When I rode up with Burnside on the afternoon of the 15th September, in the group around McClellan I met Judge Key, whom I had not seen since we parted in the Ohio Senate in April of the preceding year. He was now aide-de-camp on the headquarters staff with the rank of colonel, and doing duty also as judge-advocate. When McClellan directed us to leave the ridge because the display of numbers attracted the enemy's fire, Colonel Key took my arm and we walked a little way down the slope till we found a fallen tree, on which we sat down, whilst he plunged eagerly into the history of his own opinions since we had discussed the causes of the war in the legislature of our State. He told me with earnestness that he had greatly modified his views on the subject of slavery, and he was now satisfied that the war must end in its abolition. The system was so plainly the soul of the rebellion and the tie which bound the seceded States together, that its existence must necessarily depend upon the success of the revolutionary movement, and it would be a fair object of attack, if doing so would help our cause. I was struck by the zeal with which he dashed into the discussion, forgetful of his actual surroundings in his wish to make me quickly understand the change that had come over his views since we parted at Columbus. He was so absorbed that even when a shell burst near us, he only half gave it attention, saying in a parenthetical way that he would change his position, as he would "rather not be hit in the back by one of those confounded things." We had been so sitting that in facing me his back was toward the front and the line of fire.

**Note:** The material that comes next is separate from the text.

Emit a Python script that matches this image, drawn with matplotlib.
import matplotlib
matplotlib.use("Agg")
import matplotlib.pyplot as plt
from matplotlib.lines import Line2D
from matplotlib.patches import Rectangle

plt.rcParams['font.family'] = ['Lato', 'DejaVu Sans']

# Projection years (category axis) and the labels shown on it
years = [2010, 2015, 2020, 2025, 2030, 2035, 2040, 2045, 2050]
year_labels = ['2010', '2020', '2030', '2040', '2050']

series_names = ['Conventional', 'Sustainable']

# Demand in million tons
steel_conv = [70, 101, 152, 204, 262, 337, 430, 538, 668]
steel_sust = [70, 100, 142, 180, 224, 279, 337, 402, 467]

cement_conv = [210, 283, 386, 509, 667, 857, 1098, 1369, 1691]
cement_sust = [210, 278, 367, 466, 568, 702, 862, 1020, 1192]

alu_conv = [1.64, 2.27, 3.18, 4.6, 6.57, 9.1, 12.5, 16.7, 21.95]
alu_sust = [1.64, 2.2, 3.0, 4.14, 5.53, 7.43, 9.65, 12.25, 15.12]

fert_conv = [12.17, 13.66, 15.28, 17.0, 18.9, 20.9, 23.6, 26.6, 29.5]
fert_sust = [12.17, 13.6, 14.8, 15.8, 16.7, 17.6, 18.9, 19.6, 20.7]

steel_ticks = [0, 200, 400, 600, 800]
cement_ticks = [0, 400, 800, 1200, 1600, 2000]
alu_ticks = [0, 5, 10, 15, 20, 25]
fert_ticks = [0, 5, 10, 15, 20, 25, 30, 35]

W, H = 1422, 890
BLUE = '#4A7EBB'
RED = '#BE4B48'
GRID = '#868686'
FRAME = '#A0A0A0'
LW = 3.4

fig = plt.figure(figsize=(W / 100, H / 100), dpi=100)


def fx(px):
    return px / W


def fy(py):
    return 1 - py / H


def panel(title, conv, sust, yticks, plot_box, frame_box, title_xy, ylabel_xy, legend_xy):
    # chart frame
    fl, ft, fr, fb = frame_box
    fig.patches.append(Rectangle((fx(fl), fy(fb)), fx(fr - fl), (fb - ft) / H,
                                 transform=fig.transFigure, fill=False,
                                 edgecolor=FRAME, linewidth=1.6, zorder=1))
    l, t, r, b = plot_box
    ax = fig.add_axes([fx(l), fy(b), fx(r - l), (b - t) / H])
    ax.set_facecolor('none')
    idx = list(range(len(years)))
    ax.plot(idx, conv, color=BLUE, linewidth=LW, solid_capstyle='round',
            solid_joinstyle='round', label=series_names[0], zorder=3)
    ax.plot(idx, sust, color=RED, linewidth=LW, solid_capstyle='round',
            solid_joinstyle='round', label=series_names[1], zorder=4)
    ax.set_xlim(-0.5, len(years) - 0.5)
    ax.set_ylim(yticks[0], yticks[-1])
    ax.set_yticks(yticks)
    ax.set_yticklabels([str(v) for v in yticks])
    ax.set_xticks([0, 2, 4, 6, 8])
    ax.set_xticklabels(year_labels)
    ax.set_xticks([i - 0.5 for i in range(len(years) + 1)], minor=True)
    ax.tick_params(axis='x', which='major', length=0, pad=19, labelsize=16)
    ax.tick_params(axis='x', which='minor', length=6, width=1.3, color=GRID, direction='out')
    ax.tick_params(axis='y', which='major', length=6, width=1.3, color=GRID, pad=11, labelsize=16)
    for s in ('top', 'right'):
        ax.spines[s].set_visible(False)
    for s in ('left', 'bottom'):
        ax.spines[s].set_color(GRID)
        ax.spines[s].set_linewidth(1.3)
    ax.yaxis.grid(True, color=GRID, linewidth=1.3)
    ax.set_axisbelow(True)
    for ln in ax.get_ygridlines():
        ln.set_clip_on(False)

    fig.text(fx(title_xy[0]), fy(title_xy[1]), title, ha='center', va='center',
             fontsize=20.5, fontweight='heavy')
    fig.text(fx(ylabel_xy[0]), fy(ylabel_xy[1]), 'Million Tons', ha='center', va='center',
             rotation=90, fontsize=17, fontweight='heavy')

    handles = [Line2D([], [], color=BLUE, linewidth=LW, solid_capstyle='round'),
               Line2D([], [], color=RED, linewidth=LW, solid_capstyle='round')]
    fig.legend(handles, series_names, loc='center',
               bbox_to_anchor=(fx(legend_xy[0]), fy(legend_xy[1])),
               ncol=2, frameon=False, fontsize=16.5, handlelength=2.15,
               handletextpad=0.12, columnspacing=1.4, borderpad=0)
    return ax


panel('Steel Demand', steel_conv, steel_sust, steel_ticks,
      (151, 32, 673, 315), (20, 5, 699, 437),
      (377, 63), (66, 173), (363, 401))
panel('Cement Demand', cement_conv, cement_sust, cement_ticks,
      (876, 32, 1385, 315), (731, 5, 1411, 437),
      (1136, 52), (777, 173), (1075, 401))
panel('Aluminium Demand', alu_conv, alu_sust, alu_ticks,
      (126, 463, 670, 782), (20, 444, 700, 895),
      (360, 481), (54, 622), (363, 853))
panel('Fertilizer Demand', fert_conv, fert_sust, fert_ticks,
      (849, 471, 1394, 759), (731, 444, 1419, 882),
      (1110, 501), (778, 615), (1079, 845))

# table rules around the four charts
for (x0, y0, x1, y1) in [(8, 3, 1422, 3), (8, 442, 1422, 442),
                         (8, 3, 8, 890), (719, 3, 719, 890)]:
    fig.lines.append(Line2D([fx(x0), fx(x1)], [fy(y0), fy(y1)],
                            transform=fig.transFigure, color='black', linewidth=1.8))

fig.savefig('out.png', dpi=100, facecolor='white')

Colonel Key has been regarded by many as McClellan's evil genius, whose influence had been dominant in the general's political conduct and who was therefore the cause of his downfall. His influence on McClellan was unquestionably great,--and what he said to me is an important help in understanding the general's conduct and opinions. It accords with other statements of his which have been made public by Judge William M. Dickson of Cincinnati, who at one time was Colonel Key's partner in the practice of the law. [Footnote: I have failed in my efforts to find a communication on the subject in a newspaper, written by Judge Dickson, which he showed to me, reiterating his statements in it.]

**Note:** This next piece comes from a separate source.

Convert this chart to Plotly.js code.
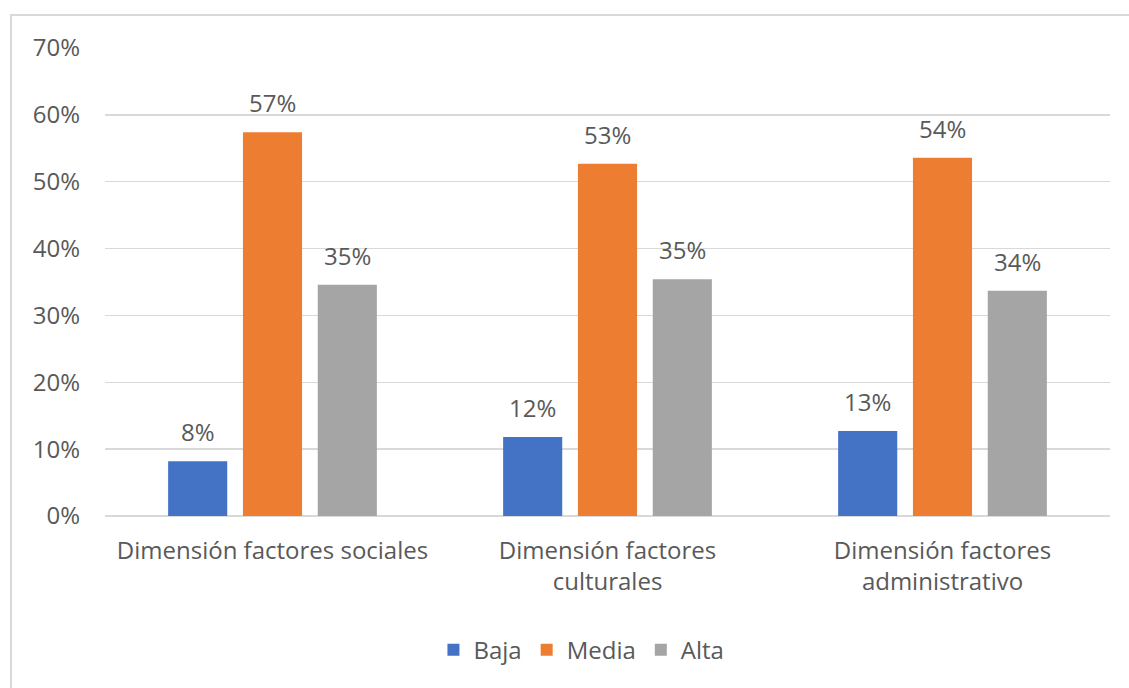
<!DOCTYPE html>
<html>
<head>
<meta charset="utf-8">
<script src="https://cdn.plot.ly/plotly-3.0.1.min.js"></script>
<style>
  html, body { margin: 0; padding: 0; background: #ffffff; }
  #wrap { position: relative; width: 1129px; height: 688px; }
  #frame { position: absolute; left: 10px; top: 14px; right: 0; bottom: 0;
           border-left: 2px solid #D9D9D9; border-top: 2px solid #D9D9D9; pointer-events: none; }
  #chart { position: absolute; left: 0; top: 0; width: 1129px; height: 688px; }
</style>
</head>
<body>
<div id="wrap">
  <div id="chart"></div>
  <div id="frame"></div>
</div>
<script>
// Categories and series values (shares, 0-1)
const categories = [
  "Dimensión factores sociales",
  "Dimensión factores<br>culturales",
  "Dimensión factores<br>administrativo"
];
const baja  = [0.082, 0.118, 0.127];
const media = [0.574, 0.527, 0.536];
const alta  = [0.346, 0.354, 0.337];
const seriesNames = ["Baja", "Media", "Alta"];
const yTickVals = [0, 0.1, 0.2, 0.3, 0.4, 0.5, 0.6, 0.7];

const FONT = "'Open Sans', 'Noto Sans', sans-serif";
const TEXT = "#595959";
const SIZE = 24;
const colors = ["#4472C4", "#ED7D31", "#A5A5A5"];
const BARGAP = 0.33;

const seriesValues = [baja, media, alta];

const traces = seriesValues.map((vals, i) => ({
  type: "bar",
  name: seriesNames[i],
  x: categories,
  y: vals,
  marker: { color: colors[i] },
  hoverinfo: "skip"
}));

// Value labels above each bar, placed at the bar's group offset
const slot = (1 - BARGAP) / seriesValues.length;
const annotations = [];
seriesValues.forEach((vals, i) => {
  vals.forEach((v, j) => {
    annotations.push({
      x: j + (i - (seriesValues.length - 1) / 2) * slot,
      y: v,
      xref: "x",
      yref: "y",
      text: Math.round(v * 100) + "%",
      showarrow: false,
      xanchor: "center",
      yanchor: "bottom",
      yshift: 11,
      font: { family: FONT, size: SIZE, color: TEXT }
    });
  });
});

const layout = {
  width: 1129,
  height: 688,
  margin: { l: 105, r: 19, t: 48, b: 172 },
  paper_bgcolor: "rgba(0,0,0,0)",
  plot_bgcolor: "#ffffff",
  font: { family: FONT, color: TEXT, size: SIZE },
  barmode: "group",
  bargap: BARGAP,
  bargroupgap: 0.21,
  annotations: annotations,
  xaxis: {
    type: "category",
    showgrid: false,
    showline: false,
    zeroline: false,
    ticks: "",
    tickfont: { family: FONT, size: SIZE, color: TEXT },
    ticklabelstandoff: 18,
    fixedrange: true
  },
  yaxis: {
    range: [0, 0.7],
    tickvals: yTickVals,
    tickformat: ".0%",
    showgrid: true,
    gridcolor: "#D9D9D9",
    gridwidth: 1.5,
    zeroline: true,
    zerolinecolor: "#D9D9D9",
    zerolinewidth: 1.5,
    showline: false,
    ticks: "",
    tickfont: { family: FONT, size: SIZE, color: TEXT },
    ticklabelstandoff: 24,
    fixedrange: true
  },
  showlegend: true,
  legend: {
    orientation: "h",
    xref: "container",
    yref: "container",
    x: 0.515,
    xanchor: "center",
    y: 0.055,
    yanchor: "middle",
    font: { family: FONT, size: SIZE, color: TEXT },
    itemwidth: 30,
    traceorder: "normal"
  }
};

Plotly.newPlot("chart", traces, layout, { displayModeBar: false, staticPlot: true });
</script>
</body>
</html>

General McClellan urged me to come to his headquarters without ceremony, and after the battle of Antietam I had several opportunities of unrestrained discussion of affairs in which he seemed entirely frank in giving me his opinions. It was plainly evident that he was subjected to a good deal of pressure by opponents of the administration to make him commit himself to them. On the other hand, Governor Dennison of Ohio, who was his sincere friend, took every opportunity to counteract such influences and to promote a good understanding between him and Mr. Lincoln. McClellan perfectly knew my own position as an outspoken Republican who from the first had regarded the system of slavery as the stake ventured by the Secessionists on their success in the war, and who held to John Quincy Adams's doctrine that the war powers were adequate to destroy the institution which we could not constitutionally abolish otherwise. With me, the only question was when the ripe time had come for action, and I had looked forward to Mr. Lincoln's proclamation with some impatience at the delay.

The total impression left upon me by the general's conversation was that he agreed with Colonel Key in believing that the war ought to end in abolition of slavery; but he feared the effects of haste, and thought the steps toward the end should be conservatively careful and not brusquely radical. I thought, and still think, that he regarded the President as nearly right in his general views and political purposes, but overcrowded by more radical men around him into steps which as yet were imprudent and extreme. Such an attitude on his part made Governor Dennison and myself feel that there was no need of any political quarrel between him and the administration, and that if he would only rebuff all political intriguers and put more aggressive energy into his military operations, his career might be a success for the country as well as for himself. The portions of his correspondence with Burnside which have become public show that the latter also had, as a true friend, constantly urged him to keep out of political controversy. Burnside himself, like Grant and Sherman, began with a dislike of the antislavery movement; but, also like them, his patriotism being the dominant quality, the natural effect of fighting the Secessionists was to beget in him a hearty acceptance of the policy of emancipation to which Mr. Lincoln had been led by the same educational process.

At the time I am speaking of, I knew nothing of McClellan's famous letter to the President from Harrison's Landing, of July 7, but since it has come to light, I have interpreted it much less harshly than many have done. Reading it in the light of his talk during those Antietam days, I think it fair to regard it as an effort to show Mr. Lincoln that they were not far apart in opinion, and to influence the President to take the more conservative course to which he thought him inclined when taking counsel only of his own judgment. McClellan knew that his "change of base" to the James River in June was not accepted as the successful strategy he declared it to be, and that strong influences were at work to remove him. Under the guise of giving advice to the President, he was in fact assuring him that he did not look to the acknowledgment of the Confederacy as a conceivable outcome of the war; that the "contraband" doctrine applied to slaves was consistent with compensated emancipation; that he favored the application of the principle to the border States so as to make them free States; that concentration of military force as opposed to dispersion of effort was the true policy; that he opposed the rules of warfare which he assumed were announced in General Pope's much criticised orders; and lastly, that he would cordially serve under such general-in-chief as Mr. Lincoln should select.

Compare all this with Mr. Lincoln's known views. It was notorious that he was thought to be too conservative by many of his own party. He had urged a system of compensated emancipation for the border States. He had said that he held the slavery question to be only a part, and an absolutely subordinate part, of the greater question of saving the Union. He had disapproved of a portion of Pope's order regarding the treatment of non-combatants. However ill-advised McClellan's letter was, it may be read between the lines as an attempt to strengthen himself with the President as against Stanton and others, and to make his military seat firmer in the saddle by showing that he was not in political antagonism to Mr. Lincoln, but held, in substance, the conservative views that were supposed to be his. Its purpose seems to me to have been of this personal sort. He did not publish it at the time, and it was not till he was removed from his command that it became a kind of political manifesto. This view is supported by what occurred after the publication of the Emancipation Proclamation, which I shall tell presently; but, to preserve the proper sequence, I must first give another incident.